China needs to maintain an effective growth rate, especially in the private sector, to create jobs and drive domestic consumption. After last year’s overall growth rate of 8.1 per cent, the government set a cautious target of “above 6 per cent”. But the 2021 fourth-quarter GDP growth of only 4 per cent has restrained economic momentum.
Looking ahead, these issues affect the agenda for the 20th Party Congress in the autumn of this year but China, with a resilient domestic economy, will have to take into account, as all other countries also have to do, the uncertainties caused by the Ukraine situation – politically and economically.

China’s two key targets remain prosperity and stability.

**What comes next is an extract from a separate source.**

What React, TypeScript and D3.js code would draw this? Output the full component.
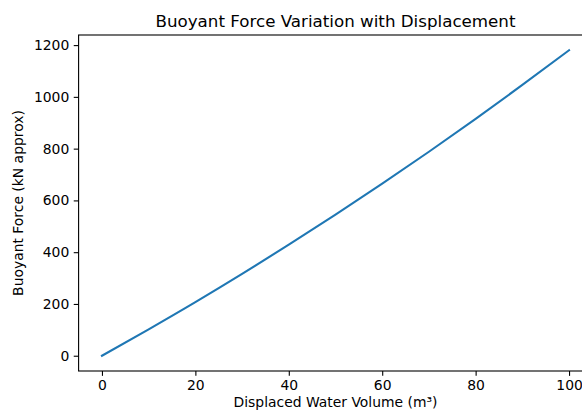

These words are the cornerstone of China’s politics and remain at the heart of the policies laid down by its political and legislative bodies. China is aware that it has made good progress in eliminating real poverty, improving living standards, maintaining political continuity and providing a clear perspective going forward to 2049.

Looking back to the hardships of the Century of National Humiliation gives impetus and direction to China’s leaders to maintain development, continue to raise living standards and improve the well-being of the 1.4bn population.

China does not live in a vacuum but in a world economy of ever-increasing exchange and commitment. Ukraine will have consequences for world economic growth and China’s planners will be aware of the present and future consequences of the war and make adjustments as it seeks more prosperity and associated stability.